Parents also said they were avoiding debt in paying for their child’s higher education: 48% said they weren’t taking out loans, with 53% of those explaining that they do not want to take out debt in this economy and 20% saying they do not think debt for education is a good idea ever.

“We are heartened to learn that families have maintained sound savings strategies that support their children’s higher education goals during a changing and challenging environment,” Tsai added.

The following is a snapshot of what families said about their children’s plans as of the first week in September 2020:

Higher education plans:

  • 45% of students currently plan to attend public 4-year college or university, 19% private 4-year college or university, 20% attending community college, 7% career or technical program, 2% an apprenticeship and 8% none.
  • This represented a change for 30% of the families, with 28% of those going to public rather than private college, 27% going to community college rather than a 4-year school, 26% taking a year off, and 11% going to a career/technical/trade school or apprenticeship.

Career plans:

  • 34% of parents said their children were changing their career plans, with 26% of those now interested in health services (doctor, nurse or medical worker), 21% now interested in public service (first responder, state or local government, public health, urban planning and design); 17% going into career/technical/trade program because it is essential work and 16% going into the same due to reduced costs of the program.

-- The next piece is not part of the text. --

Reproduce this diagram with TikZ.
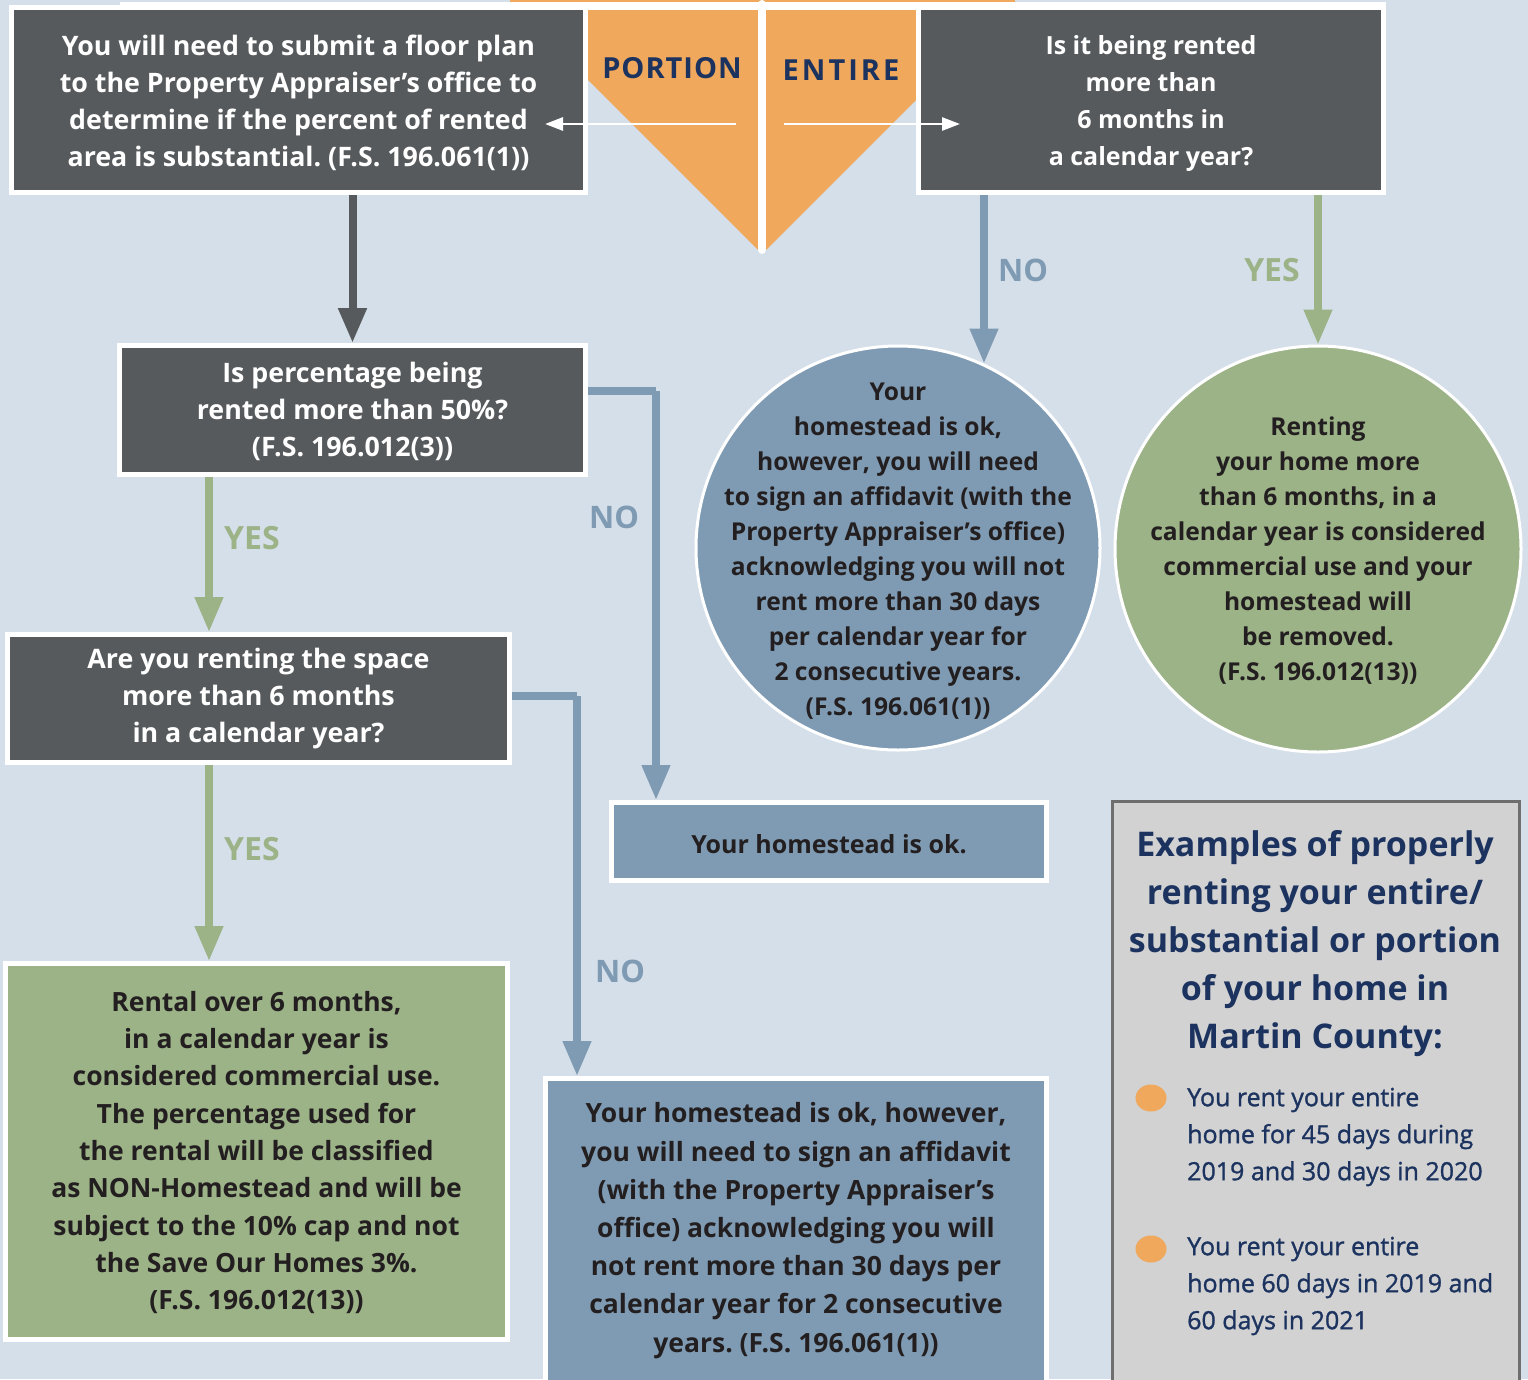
\documentclass[tikz,border=0pt]{standalone}
\usepackage{fontspec}
\setmainfont{Open Sans}
\newfontfamily\midfont[FakeBold=1.2]{Open Sans}
\usetikzlibrary{arrows.meta,shapes.geometric}
\definecolor{bgc}{HTML}{D5DFE9}
\definecolor{dkc}{HTML}{565A5C}
\definecolor{blc}{HTML}{7F9BB3}
\definecolor{grc}{HTML}{9CB287}
\definecolor{orc}{HTML}{EFA85C}
\definecolor{nvc}{HTML}{1C335F}
\definecolor{txc}{HTML}{231F20}
\definecolor{exbg}{HTML}{D2D2D2}
\definecolor{exbd}{HTML}{6E6E6E}
\frenchspacing
\begin{document}
\begin{tikzpicture}[x=1pt,y=-1pt,
  box/.style={rectangle, draw=white, line width=5pt, align=center, inner sep=0pt},
  darkbox/.style={box, fill=dkc, text=white, font=\fontsize{26.8}{37}\selectfont\bfseries},
  bluebox/.style={box, fill=blc, text=txc},
  greenbox/.style={box, fill=grc, text=txc},
  bubble/.style={circle, draw=white, line width=3pt, inner sep=0pt, minimum size=404pt},
  bubbletext/.style={text=txc, align=center, inner sep=0pt, font=\fontsize{24.6}{35}\selectfont\bfseries},
  dkarr/.style={draw=dkc, line width=8pt, -{Triangle[width=27pt,length=35pt]}},
  grarr/.style={draw=grc, line width=7.5pt, -{Triangle[width=27pt,length=35pt]}},
  blarr/.style={draw=blc, line width=7.5pt, -{Triangle[width=27pt,length=35pt]}},
  wharr/.style={draw=white, line width=2.7pt, -{Triangle[width=13pt,length=18pt]}},
  yeslbl/.style={text=grc, font=\fontsize{32}{32}\selectfont\bfseries},
  nolbl/.style={text=blc, font=\fontsize{31}{31}\selectfont\bfseries},
  choice/.style={text=nvc, font=\fontsize{29}{29}\selectfont\bfseries},
  dot/.style={ellipse, fill=orc, minimum width=31pt, minimum height=27pt, inner sep=0pt},
  bullettext/.style={anchor=west, align=left, text=nvc, inner sep=0pt, font=\midfont\fontsize{25}{37}\selectfont}
]
\useasboundingbox (0,0) rectangle (1528,1379);
\fill[bgc] (0,0) rectangle (1528,1379);
\clip (0,0) rectangle (1528,1379);

% top strip
\fill[orc] (510,0) rectangle (1015,3);
\fill[white] (120,2) rectangle (1386,10);

% orange V
\fill[orc] (588,10) -- (916,10) -- (916,100) -- (762,254) -- (588,80) -- cycle;
\draw[white, line width=8pt, line cap=round] (762,4) -- (762,250);

% top boxes
\node[darkbox, minimum width=574pt, minimum height=185pt] (b1) at (298.5,100)
  {\rule{0pt}{26pt}You will need to submit a floor plan\\to the Property Appraiser’s office to\\determine if the percent of rented\\area is substantial. (F.S. 196.061(1))};
\node[darkbox, minimum width=465pt, minimum height=185pt, font=\fontsize{25}{37}\selectfont\bfseries] (b2) at (1151,100)
  {\rule{0pt}{25pt}Is it being rented\\more than\\6 months in\\a calendar year?};

\node[choice] (por) at (672,68) {P\kern1ptO\kern1ptR\kern1ptT\kern1ptI\kern1ptO\kern1ptN};
\node[choice] (ent) at (841,70) {E\kern3ptN\kern3ptT\kern3ptI\kern3ptR\kern3ptE};
\coordinate (pl1) at (736,124);
\coordinate (pl2) at (545,124);
\coordinate (en1) at (784,124);
\coordinate (en2) at (960,124);
\draw[wharr] (pl1) -- (pl2);
\draw[wharr] (en1) -- (en2);

% left column
\node[darkbox, minimum width=466pt, minimum height=129pt] (b3) at (352.5,410)
  {\rule{0pt}{24pt}Is percentage being\\rented more than 50\%?\\(F.S. 196.012(3))};
\node[darkbox, minimum width=502pt, minimum height=128pt] (b4) at (258.5,698.5)
  {Are you renting the space\\more than 6 months\\in a calendar year?};
\node[greenbox, minimum width=502pt, minimum height=376pt, font=\fontsize{26.5}{37.3}\selectfont\bfseries] (b5) at (256.5,1151.5)
  {\rule{0pt}{22pt}Rental over 6 months,\\in a calendar year is\\considered commercial use.\\The percentage used for\\the rental will be classified\\as NON-Homestead and will be\\subject to the 10\% cap and not\\the Save Our Homes 3\%.\\(F.S. 196.012(13))};

% middle
\node[bluebox, minimum width=435pt, minimum height=78pt, font=\fontsize{25}{30}\selectfont\bfseries] (b7) at (829,841.5) {\rule{0pt}{24pt}Your homestead is ok.};
\node[bluebox, minimum width=501pt, minimum height=360pt] (b6) at (796,1258.5) {};
\node[text=txc, align=center, inner sep=0pt, font=\fontsize{26.5}{38.2}\selectfont\bfseries] (b6t) at (796,1230.5)
  {Your homestead is ok, however,\\you will need to sign an affidavit\\(with the Property Appraiser’s\\office) acknowledging you will\\not rent more than 30 days per\\calendar year for 2 consecutive\\years. (F.S. 196.061(1))};

% circles
\node[bubble, fill=blc] (c1) at (898,548) {};
\node[bubbletext] (c1t) at (898,551)
  {Your\\homestead is ok,\\however, you will need\\to sign an affidavit (with the\\Property Appraiser’s office)\\acknowledging you will not\\rent more than 30 days\\per calendar year for\\2 consecutive years.\\(F.S. 196.061(1))};
\node[bubble, fill=grc, minimum size=406pt] (c2) at (1318,549) {};
\node[bubbletext] (c2t) at (1318,551)
  {Renting\\your home more\\than 6 months, in a\\calendar year is considered\\commercial use and your\\homestead will\\be removed.\\(F.S. 196.012(13))};

% examples box
\node[rectangle, draw=exbd, fill=exbg, line width=3pt, minimum width=407pt, minimum height=620pt, inner sep=0pt] (ex) at (1316,1111.5) {};
\node[text=nvc, align=center, inner sep=0pt, font=\fontsize{34}{48}\selectfont\bfseries] (ext) at (1315,944)
  {Examples of properly\\renting your entire/\\substantial or portion\\of your home in\\Martin County:};
\node[dot] (d1) at (1151,1098) {};
\node[dot] (d2) at (1151,1249) {};
\node[bullettext] (t1) at (1187,1137) {You rent your entire\\home for 45 days during\\2019 and 30 days in 2020};
\node[bullettext] (t2) at (1187,1286) {You rent your entire\\home 60 days in 2019 and\\60 days in 2021};

% connectors
\coordinate (gx) at (209,0);
\coordinate (k1) at (656,391);
\coordinate (k2) at (577,696);
\draw[dkarr] (b3.north |- b1.south) -- (b3.north);
\draw[grarr] (gx |- b3.south) -- (gx |- b4.north);
\draw[grarr] (gx |- b4.south) -- (gx |- b5.north);
\draw[blarr, -] (b3.east |- k1) -- (k1);
\draw[blarr] (k1) -- (k1 |- b7.north);
\draw[blarr, -] (b4.east |- k2) -- (k2);
\draw[blarr] (k2) -- (k2 |- b6.north);
\draw[blarr] (b2.south -| c1.65.5) -- (c1.65.5);
\draw[grarr] (b2.south -| c2.north) -- (c2.north);

% labels
\node[yeslbl] (y1) at (252,538) {YES};
\node[yeslbl] (y2) at (252,849) {YES};
\node[yeslbl] (y3) at (1272,270) {YES};
\node[nolbl] (n1) at (614,517) {NO};
\node[nolbl] (n2) at (620,971) {NO};
\node[nolbl] (n3) at (1023,270) {NO};
\end{tikzpicture}
\end{document}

Online vs. in-person learning:

  • Two-thirds of parents (66%) said they would follow the school’s plan of online, in-person or a combination. The remaining 34% of parents changed their plans because their child was not attending for health concerns, they were unwilling to pay for online learning and lack of a social experience, or their child was not able to attend due to the financial effects of COVID-19 on their family.
  • For those families with a change in plans, here’s how their plans changed: 38% will stay with the same school but attend online from home; 26% will take a year off; 18% will switch to community college online or in-person and 18% will transfer to a less expensive school.

The CSF 2020 Survey of Parents during COVID-19 was conducted with 952 parents across the country and income brackets via Survey Monkey. The College Savings Foundation (CSF) is a Washington, D.C.- based not-for-profit organization helping American families achieve their education savings goals.